For each line below that includes the word "page", make a copy.

+ + + +

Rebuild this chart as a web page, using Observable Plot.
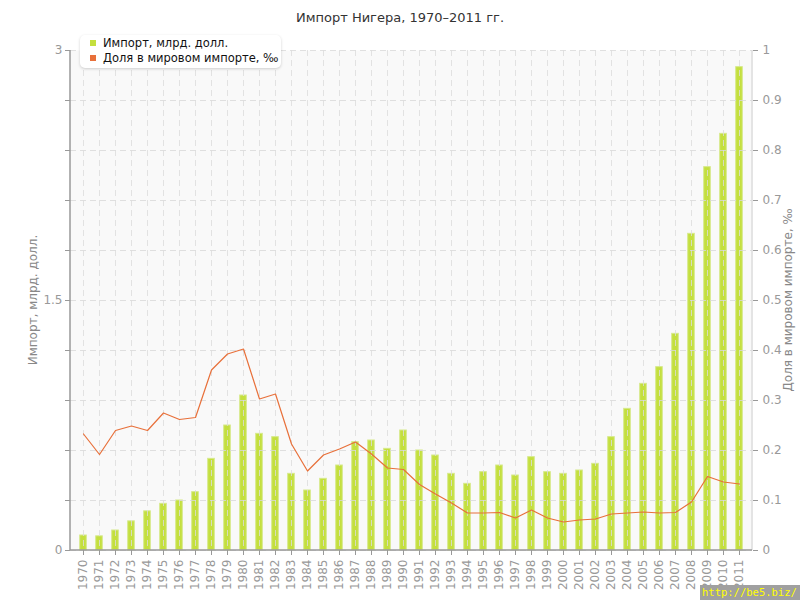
<!DOCTYPE html>
<html>
<head>
<meta charset="utf-8">
<script src="https://cdn.jsdelivr.net/npm/d3@7"></script>
<script src="https://cdn.jsdelivr.net/npm/@observablehq/plot@0.6"></script>
<style>
  html, body { margin: 0; padding: 0; background: #fff; }
  #wrap { position: relative; width: 800px; height: 600px; font-family: "DejaVu Sans", sans-serif; overflow: hidden; }
  #wrap svg { position: absolute; left: 0; top: 0; }
  #title { position: absolute; left: 0; width: 800px; top: 10px; text-align: center; font-size: 13px; color: #333; }
  #legend { position: absolute; left: 80px; top: 35px; width: 201px; height: 33px; background: #fff; border-radius: 5px;
            box-shadow: 0 1px 3px rgba(0,0,0,0.18); font-size: 11.5px; color: #111; }
  .li { position: absolute; left: 10px; white-space: nowrap; }
  .sw { display: inline-block; width: 6px; height: 6px; margin-right: 7px; vertical-align: 1px; }
  .ytitle { position: absolute; font-size: 12px; color: #888; white-space: nowrap; transform-origin: center center; }
  #wm { position: absolute; left: 700px; top: 585px; width: 100px; height: 15px; background: #a0a0a0; color: #ffff00;
        font-family: "DejaVu Sans Mono", monospace; font-size: 10.5px; line-height: 15px; padding-left: 2px; box-sizing: border-box; white-space: nowrap; }
</style>
</head>
<body>
<div id="wrap">
  <div id="title">Импорт Нигера, 1970–2011 гг.</div>
</div>
<script>
const years = [1970,1971,1972,1973,1974,1975,1976,1977,1978,1979,1980,1981,1982,1983,1984,1985,1986,1987,1988,1989,1990,
  1991,1992,1993,1994,1995,1996,1997,1998,1999,2000,2001,2002,2003,2004,2005,2006,2007,2008,2009,2010,2011];
const importBn = [0.09,0.085,0.12,0.175,0.235,0.28,0.30,0.35,0.55,0.75,0.93,0.70,0.68,0.46,0.36,0.43,0.51,0.65,0.66,0.61,0.72,
  0.60,0.57,0.46,0.40,0.47,0.51,0.45,0.56,0.47,0.46,0.48,0.52,0.68,0.85,1.00,1.10,1.30,1.90,2.30,2.50,2.90];
const sharePermille = [0.233,0.192,0.24,0.249,0.24,0.275,0.262,0.266,0.361,0.393,0.403,0.303,0.313,0.213,0.159,0.191,0.203,0.217,0.193,0.165,0.162,
  0.132,0.113,0.095,0.075,0.075,0.076,0.065,0.081,0.065,0.057,0.061,0.063,0.073,0.075,0.077,0.075,0.076,0.097,0.148,0.137,0.133];
const leftTicks = [0,0.3,0.6,0.9,1.2,1.5,1.8,2.1,2.4,2.7,3];
const leftLabelled = [0,1.5,3];
const rightTicks = [0,0.1,0.2,0.3,0.4,0.5,0.6,0.7,0.8,0.9,1];
const seriesNames = ["Импорт, млрд. долл.", "Доля в мировом импорте, ‰"];
const axisTitles = ["Импорт, млрд. долл.", "Доля в мировом импорте, ‰"];
const colors = ["#c4df3e", "#e8703a"];

const rightMax = 1, leftMax = 3;
const toLeft = v => v * leftMax / rightMax;
const data = years.map((y, i) => ({year: y, imp: importBn[i], share: sharePermille[i]}));

const gray = "#999";
const plot = Plot.plot({
  width: 800, height: 600,
  marginLeft: 70, marginRight: 48, marginTop: 50, marginBottom: 50,
  style: {fontFamily: "DejaVu Sans, sans-serif", fontSize: "12px", background: "transparent"},
  x: {type: "band", domain: years, padding: 0, label: null},
  y: {domain: [0, leftMax], label: null},
  marks: [
    Plot.frame({fill: "#f9f9f9", stroke: null}),
    Plot.barY(data, {x: "year", y: "imp", fill: colors[0], stroke: "#d6e98a", strokeWidth: 1, insetLeft: 4.7, insetRight: 4.7}),
    Plot.gridY(leftTicks, {stroke: "#d8d8d8", strokeOpacity: 0.8, strokeDasharray: "6,4"}),
    Plot.gridX(years, {stroke: "#dcdcdc", strokeOpacity: 0.8, strokeDasharray: "6,4"}),
    Plot.line(data, {x: "year", y: d => toLeft(d.share), stroke: colors[1], strokeWidth: 1.2}),
    Plot.axisX({tickRotate: -90, tickSize: 5, tickPadding: 4, fill: gray, stroke: gray, fontSize: 12, label: null,
      tickFormat: d => String(d)}),
    Plot.axisY(leftTicks, {anchor: "left", tickSize: 5, tickPadding: 3, fill: gray, stroke: gray, fontSize: 12, label: null,
      tickFormat: d => leftLabelled.some(v => Math.abs(v - d) < 1e-9) ? String(d) : ""}),
    Plot.axisY(rightTicks.map(toLeft), {anchor: "right", tickSize: 5, tickPadding: 5, fill: gray, stroke: gray, fontSize: 12, label: null,
      tickFormat: d => String(+(d * rightMax / leftMax).toFixed(1))})
  ]
});
const wrap = document.getElementById("wrap");
wrap.insertBefore(plot, wrap.firstChild);

// axis lines using the plot's own scales
const xs = plot.scale("x"), ys = plot.scale("y");
const [x0, x1] = xs.range;
const yTop = ys.apply(leftMax), yBot = ys.apply(0);
const svg = d3.select(plot);
svg.append("line").attr("x1", x1).attr("x2", x1).attr("y1", yTop).attr("y2", yBot).attr("stroke", "#ddd").attr("stroke-width", 1.5);
svg.append("line").attr("x1", x0).attr("x2", x1).attr("y1", yBot).attr("y2", yBot).attr("stroke", gray).attr("stroke-width", 1.5);
svg.append("line").attr("x1", x0).attr("x2", x0).attr("y1", yTop).attr("y2", yBot).attr("stroke", gray).attr("stroke-width", 1.5);

// legend
const legend = document.createElement("div");
legend.id = "legend";
seriesNames.forEach((n, i) => {
  const it = document.createElement("div");
  it.className = "li";
  it.style.top = (1 + i * 15) + "px";
  it.innerHTML = `<span class="sw" style="background:${colors[i]}"></span>${n}`;
  legend.appendChild(it);
});
wrap.appendChild(legend);

// axis titles
const midY = (yTop + yBot) / 2;
axisTitles.forEach((t, i) => {
  const el = document.createElement("div");
  el.className = "ytitle";
  el.textContent = t;
  wrap.appendChild(el);
  const w = el.offsetWidth, h = el.offsetHeight;
  const cx = i === 0 ? 33 : 787;
  el.style.left = (cx - w / 2) + "px";
  el.style.top = (midY - h / 2) + "px";
  el.style.transform = "rotate(-90deg)";
});

const wm = document.createElement("div");
wm.id = "wm";
wm.textContent = "http://be5.biz/";
wrap.appendChild(wm);
</script>
</body>
</html>
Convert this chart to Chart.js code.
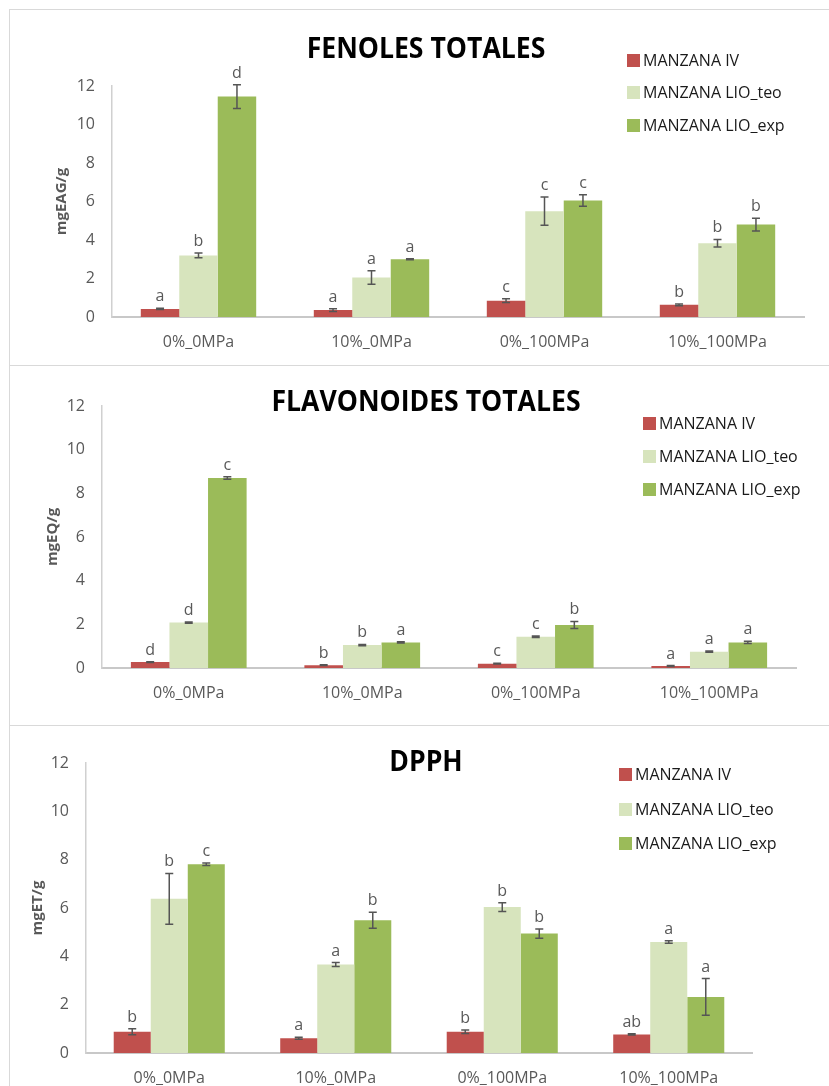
<!DOCTYPE html>
<html>
<head>
<meta charset="utf-8">
<title>Fenoles, flavonoides y DPPH</title>
<script src="https://cdn.jsdelivr.net/npm/chart.js@4.4.1/dist/chart.umd.min.js"></script>
<style>
    body { margin: 0; background: #fff; }
    #page { position: relative; width: 829px; height: 1086px; overflow: hidden; font-family: 'Open Sans', sans-serif; }
    .panel { position: absolute; left: 9px; width: 860px; border: 1.5px solid #d9d9d9; box-sizing: border-box; }
    canvas { position: absolute; left: 0; }
    .title { position: absolute; font-weight: bold; font-size: 28px; color: #000; white-space: nowrap; line-height: 1; }
    .legend-item { position: absolute; font-size: 16px; color: #1a1a1a; white-space: nowrap; line-height: 20px; height: 20px; }
    .legend-item span.box { display: inline-block; width: 13px; height: 13px; margin-right: 3px; vertical-align: -1px; }
</style>
</head>
<body>
<div id="page">
    <div class="panel" style="top:9px; height:357px;"></div>
    <div class="panel" style="top:365px; height:361px;"></div>
    <div class="panel" style="top:725px; height:500px;"></div>

    <canvas id="fenoles" width="829" height="356" style="top:9px"></canvas>
    <canvas id="flavonoides" width="829" height="360" style="top:365px"></canvas>
    <canvas id="dpph" width="829" height="361" style="top:725px"></canvas>
</div>

<script>
// Treatments on the x axis and the three sample series
const categories = ['0%_0MPa', '10%_0MPa', '0%_100MPa', '10%_100MPa'];
const seriesNames = ['MANZANA IV', 'MANZANA LIO_teo', 'MANZANA LIO_exp'];
const seriesColors = ['#c0504d', '#d7e4bd', '#9bbb59'];
const yTicks = [0, 2, 4, 6, 8, 10, 12];

// Fenoles totales (mgEAG/g)
const fenolesIV = [0.42, 0.36, 0.85, 0.63];
const fenolesIVErr = [0.03, 0.07, 0.1, 0.04];
const fenolesIVLetters = ['a', 'a', 'c', 'b'];
const fenolesTeo = [3.2, 2.05, 5.5, 3.83];
const fenolesTeoErr = [0.12, 0.35, 0.73, 0.2];
const fenolesTeoLetters = ['b', 'a', 'c', 'b'];
const fenolesExp = [11.45, 3.0, 6.05, 4.8];
const fenolesExpErr = [0.62, 0.03, 0.3, 0.33];
const fenolesExpLetters = ['d', 'a', 'c', 'b'];

// Flavonoides totales (mgEQ/g)
const flavIV = [0.27, 0.13, 0.2, 0.09];
const flavIVErr = [0.02, 0.02, 0.02, 0.02];
const flavIVLetters = ['d', 'b', 'c', 'a'];
const flavTeo = [2.08, 1.05, 1.43, 0.75];
const flavTeoErr = [0.03, 0.03, 0.03, 0.03];
const flavTeoLetters = ['d', 'b', 'c', 'a'];
const flavExp = [8.7, 1.17, 1.97, 1.17];
const flavExpErr = [0.06, 0.03, 0.16, 0.05];
const flavExpLetters = ['c', 'a', 'b', 'a'];

// DPPH (mgET/g)
const dpphIV = [0.88, 0.61, 0.88, 0.77];
const dpphIVErr = [0.12, 0.04, 0.07, 0.03];
const dpphIVLetters = ['b', 'a', 'b', 'ab'];
const dpphTeo = [6.38, 3.66, 6.04, 4.59];
const dpphTeoErr = [1.05, 0.08, 0.18, 0.05];
const dpphTeoLetters = ['b', 'a', 'b', 'a'];
const dpphExp = [7.81, 5.49, 4.94, 2.32];
const dpphExpErr = [0.05, 0.33, 0.19, 0.76];
const dpphExpLetters = ['c', 'b', 'b', 'a'];

const textGray = '#595959';
const page = document.getElementById('page');

// Draws +/- error bars and the significance letters above each bar
const errorBarPlugin = {
    id: 'errorBars',
    afterDatasetsDraw(chart) {
        const ctx = chart.ctx;
        const yScale = chart.scales.y;
        ctx.save();
        chart.data.datasets.forEach((ds, i) => {
            const meta = chart.getDatasetMeta(i);
            meta.data.forEach((bar, j) => {
                const v = ds.data[j];
                const e = ds.errors[j];
                const top = yScale.getPixelForValue(v + e);
                const bottom = yScale.getPixelForValue(v - e);
                ctx.strokeStyle = '#555';
                ctx.lineWidth = 1.5;
                ctx.beginPath();
                ctx.moveTo(bar.x, top);
                ctx.lineTo(bar.x, bottom);
                ctx.moveTo(bar.x - 4, top);
                ctx.lineTo(bar.x + 4, top);
                ctx.moveTo(bar.x - 4, bottom);
                ctx.lineTo(bar.x + 4, bottom);
                ctx.stroke();

                ctx.fillStyle = textGray;
                ctx.font = '16px "Open Sans"';
                ctx.textAlign = 'center';
                ctx.textBaseline = 'alphabetic';
                ctx.fillText(ds.letters[j], bar.x, top - 7);
            });
        });
        ctx.restore();
    }
};

function addTitle(text, cx, cy, squeeze) {
    const el = document.createElement('div');
    el.className = 'title';
    el.textContent = text;
    el.style.left = cx + 'px';
    el.style.top = cy + 'px';
    el.style.transform = 'translate(-50%, -50%) scaleX(' + squeeze + ')';
    page.appendChild(el);
}

function addLegend(boxLeft, rowCenters) {
    seriesNames.forEach((name, i) => {
        const item = document.createElement('div');
        item.className = 'legend-item';
        item.style.left = boxLeft + 'px';
        item.style.top = (rowCenters[i] - 10) + 'px';
        item.innerHTML = `<span class="box" style="background:${seriesColors[i]}"></span>${name}`;
        page.appendChild(item);
    });
}

function makeChart(canvasId, values, errors, letters, yLabel, box) {
    const datasets = seriesNames.map((name, i) => ({
        label: name,
        data: values[i],
        errors: errors[i],
        letters: letters[i],
        backgroundColor: seriesColors[i],
        borderWidth: 0,
        categoryPercentage: 0.667,
        barPercentage: 1.0
    }));

    return new Chart(document.getElementById(canvasId), {
        type: 'bar',
        data: { labels: categories, datasets: datasets },
        options: {
            responsive: false,
            animation: false,
            layout: { padding: { top: box.top, left: box.left, right: box.right, bottom: 0 } },
            plugins: {
                legend: { display: false },
                title: { display: false },
                tooltip: { enabled: false }
            },
            scales: {
                x: {
                    grid: { display: false, drawTicks: false },
                    border: { display: true, color: '#c8c8c8', width: 2 },
                    ticks: { color: textGray, font: { family: 'Open Sans', size: 16 }, padding: 16 },
                    afterFit: (scale) => { scale.height = box.xHeight; }
                },
                y: {
                    min: 0,
                    max: 12,
                    afterBuildTicks: (scale) => { scale.ticks = yTicks.map(v => ({ value: v })); },
                    grid: { display: false, drawTicks: false },
                    border: { display: true, color: '#d0d0d0', width: 1.5 },
                    ticks: { color: textGray, font: { family: 'Open Sans', size: 16 }, padding: 17 },
                    title: {
                        display: true,
                        text: yLabel,
                        color: textGray,
                        font: { family: 'Open Sans', size: 15, weight: 'bold' }
                    },
                    afterFit: (scale) => { scale.width = box.yWidth; }
                }
            }
        },
        plugins: [errorBarPlugin]
    });
}

makeChart('fenoles',
    [fenolesIV, fenolesTeo, fenolesExp],
    [fenolesIVErr, fenolesTeoErr, fenolesExpErr],
    [fenolesIVLetters, fenolesTeoLetters, fenolesExpLetters],
    'mgEAG/g',
    { top: 77, left: 49, right: 25, yWidth: 63, xHeight: 48 });

makeChart('flavonoides',
    [flavIV, flavTeo, flavExp],
    [flavIVErr, flavTeoErr, flavExpErr],
    [flavIVLetters, flavTeoLetters, flavExpLetters],
    'mgEQ/g',
    { top: 41, left: 40, right: 33, yWidth: 62, xHeight: 57 });

makeChart('dpph',
    [dpphIV, dpphTeo, dpphExp],
    [dpphIVErr, dpphTeoErr, dpphExpErr],
    [dpphIVLetters, dpphTeoLetters, dpphExpLetters],
    'mgET/g',
    { top: 38, left: 25, right: 77, yWidth: 61, xHeight: 33 });

addTitle('FENOLES TOTALES', 426, 47, 0.95);
addTitle('FLAVONOIDES TOTALES', 426, 400, 0.95);
addTitle('DPPH', 426, 760, 0.95);

addLegend(627, [60, 92, 125]);
addLegend(643, [423, 456, 489]);
addLegend(619, [774, 809, 843]);
</script>
</body>
</html>
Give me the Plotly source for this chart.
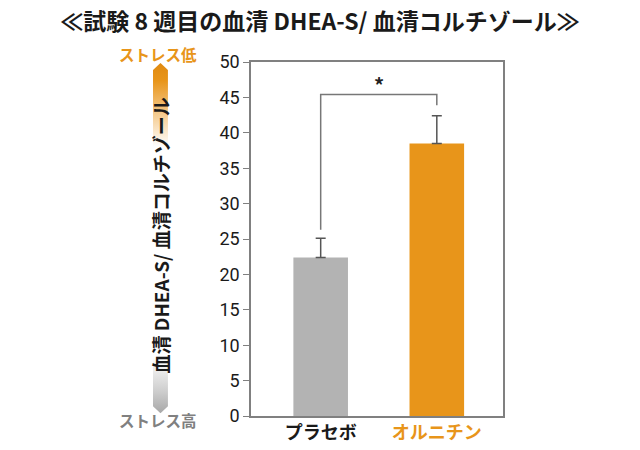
import base64

import plotly.graph_objects as go

# data
groups = ["プラセボ", "オルニチン"]
means = [22.4, 38.5]
sd_plus = [2.7, 3.9]
bar_colors = ["#b3b3b3", "#e8951a"]
label_colors = ["#1a1a1a", "#e8951a"]
y_ticks = [0, 5, 10, 15, 20, 25, 30, 35, 40, 45, 50]
bracket_y = 45.4
bracket_ends = [26.3, 43.9]

FONT = "Noto Sans CJK JP"
ORANGE = "#e8951a"

fig = go.Figure()
fig.add_trace(go.Bar(
    x=[0, 1], y=means, width=0.47,
    marker=dict(color=bar_colors, line=dict(width=0)),
    error_y=dict(type="data", array=sd_plus, arrayminus=[0, 0], symmetric=False,
                 color="#555555", thickness=1.5, width=5),
))

# significance bracket
fig.add_trace(go.Scatter(
    x=[0, 0, 1, 1], y=[bracket_ends[0], bracket_y, bracket_y, bracket_ends[1]],
    mode="lines", line=dict(color="#777777", width=1.5), hoverinfo="skip",
))
fig.add_annotation(x=0.5, y=bracket_y, text="<b>*</b>", showarrow=False, yshift=10,
                   font=dict(size=20, color="#222222", family=FONT))

# gradient arrow on the left
svg = (
    '<svg xmlns="http://www.w3.org/2000/svg" viewBox="0 0 15 350" preserveAspectRatio="none">'
    '<defs><linearGradient id="g" x1="0" y1="0" x2="0" y2="1">'
    '<stop offset="0" stop-color="#e08a10"/>'
    '<stop offset="0.05" stop-color="#e8951a"/>'
    '<stop offset="0.16" stop-color="#f6d3a0"/>'
    '<stop offset="0.24" stop-color="#ffffff"/>'
    '<stop offset="0.84" stop-color="#ffffff"/>'
    '<stop offset="0.94" stop-color="#cccccc"/>'
    '<stop offset="1" stop-color="#a8a8a8"/>'
    '</linearGradient></defs>'
    '<polygon points="0,7 7.5,0 15,7 15,343 7.5,350 0,343" fill="url(#g)"/></svg>'
)
src = "data:image/svg+xml;base64," + base64.b64encode(svg.encode()).decode()
fig.add_layout_image(source=src, xref="paper", yref="paper", x=-0.389, y=0.997,
                     sizex=0.0595, sizey=0.989, sizing="stretch",
                     xanchor="left", yanchor="top", layer="below")

fig.add_annotation(xref="paper", yref="paper", x=-0.361, y=0.51, xanchor="center", yanchor="middle",
                   text="<b>血清 DHEA-S/ 血清コルチゾール</b>", textangle=-90, showarrow=False,
                   font=dict(size=19, color="#1a1a1a", family=FONT))
fig.add_annotation(xref="paper", yref="paper", x=-0.368, y=1.024, xanchor="center", yanchor="middle",
                   text="<b>ストレス低</b>", showarrow=False,
                   font=dict(size=15.5, color=ORANGE, family=FONT))
fig.add_annotation(xref="paper", yref="paper", x=-0.368, y=-0.011, xanchor="center", yanchor="middle",
                   text="<b>ストレス高</b>", showarrow=False,
                   font=dict(size=15.5, color="#808080", family=FONT))

fig.update_layout(
    width=640, height=450,
    margin=dict(l=243, r=145, t=54, b=42, autoexpand=False),
    paper_bgcolor="white", plot_bgcolor="white",
    showlegend=False,
    title=dict(text="<b>≪試験 8 週目の血清 DHEA-S/ 血清コルチゾール≫</b>",
               x=0.4875, xanchor="center", y=0.968, yanchor="middle",
               font=dict(size=23, color="#1a1a1a", family=FONT)),
    font=dict(family=FONT),
)
fig.update_xaxes(
    range=[-0.6, 1.57], showgrid=False, zeroline=False,
    tickvals=[0, 1],
    ticktext=[f"<b><span style='color:{c}'>{g}</span></b>" for g, c in zip(groups, label_colors)],
    tickfont=dict(size=18, family=FONT), ticks="",
    showline=True, linecolor="#808080", linewidth=1.5, mirror=True,
)
fig.update_yaxes(
    range=[0, 50], tickvals=y_ticks, showgrid=False, zeroline=False,
    ticks="outside", ticklen=6, tickcolor="#808080", tickwidth=1.2,
    tickfont=dict(size=18, color="#1a1a1a", family="Roboto"),
    showline=True, linecolor="#808080", linewidth=1.5, mirror=True,
)

fig.write_html("out.html")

+ + + +

REPLY:
Rebuild this chart as a web page, using Observable Plot.
    #page { position: relative; width: 829px; height: 1086px; overflow: hidden; font-family: 'Open Sans', sans-serif; }
<div id="page">
const page = document.getElementById('page');
    page.appendChild(el);
        page.appendChild(item);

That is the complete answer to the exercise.